А зрительный зал? Реагирующий остро и кашляющий; затаивший дыхание и вяло-равнодушный; спокойно наблюдающий со стороны и тревожащийся, нервный… Разве в этом самом нет драматургии?

Это подстегивает артистов, режиссуру, самое пьесу…

Стало быть, настоящая драматургия начинается там, где есть настоящий зритель?

Верно.

А что есть настоящий зритель?

Помню двух девушек, выходивших из зала после первого акта современного спектакля, поставленного Охлопковым. Одна из них сказала другой то ли с недоумением, то ли с испугом: «Кто же этот герой в конце концов — положительный или отрицательный?»

Бедную девушку научили понимать авторские намерения с полуслова — едва взовьется занавес, едва раздастся первая реплика. Научили мы сами — авторы, режиссеры, редакторы, критики.

Истинный зритель, который ходит в театр, потому что это театр, — такой зритель хочет соотнести сценическую жизнь со своим жизненным опытом, поступками, размышлениями.

Нет, далеко не всем зрителям охота понимать все с полуслова, и часть из них, наткнувшаяся в театре на трафарет, на банальность, на переложение газеты, на заданность, на конструирование сюжетных ходов, на скуку наконец, перестает в театр ходить. А некоторые зрители, притом весьма культурные, ищут забвения в бесконечных детективах, все-таки только в конце какой-нибудь восемнадцатой главы или серии узнаешь, где и кем спрятан чемодан с трупом, кто герой — положительный или отрицательный.

Хочешь завоевать доверие зрителя истинного — не разжевывай ему избитых истин, иди на обнажение, на обострение конфликта, никакое так называемое сгущение красок не страшно, напротив, необходимо, если есть отчетливая авторская позиция. В этом — драматургия.

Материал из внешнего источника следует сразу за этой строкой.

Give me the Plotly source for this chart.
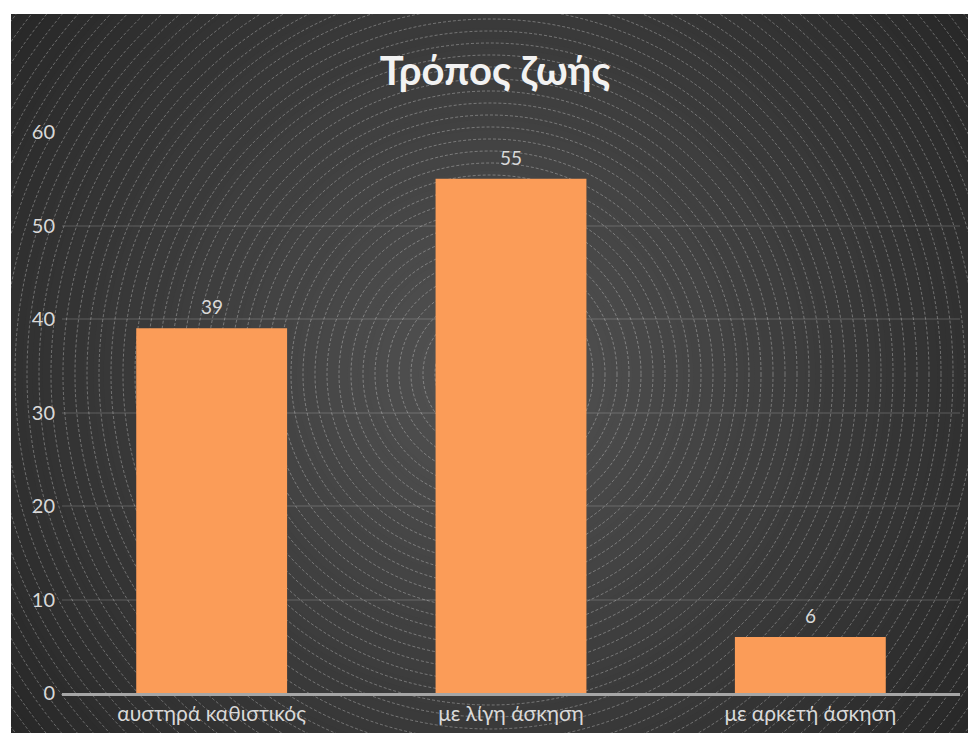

Без собственного взгляда на жизнь, без собственных чувств, проще говоря, без личности художника, так или иначе выраженной в диалоге его действующих лиц, будет пьеса, но не будет искусства. Будет сумма приемов, но не будет художественности. Будет жизнеподобие, но не будет жизни. Доверие зрителя может быть потеряно из-за одной «подрессоривающей», облегчающей фразы, из-за маленького-маленького дидактического объяснения, из-за пустякового, как будто «высветляющего» поворотика в финале. А правды поступка уже нет, и уже нет самого героя.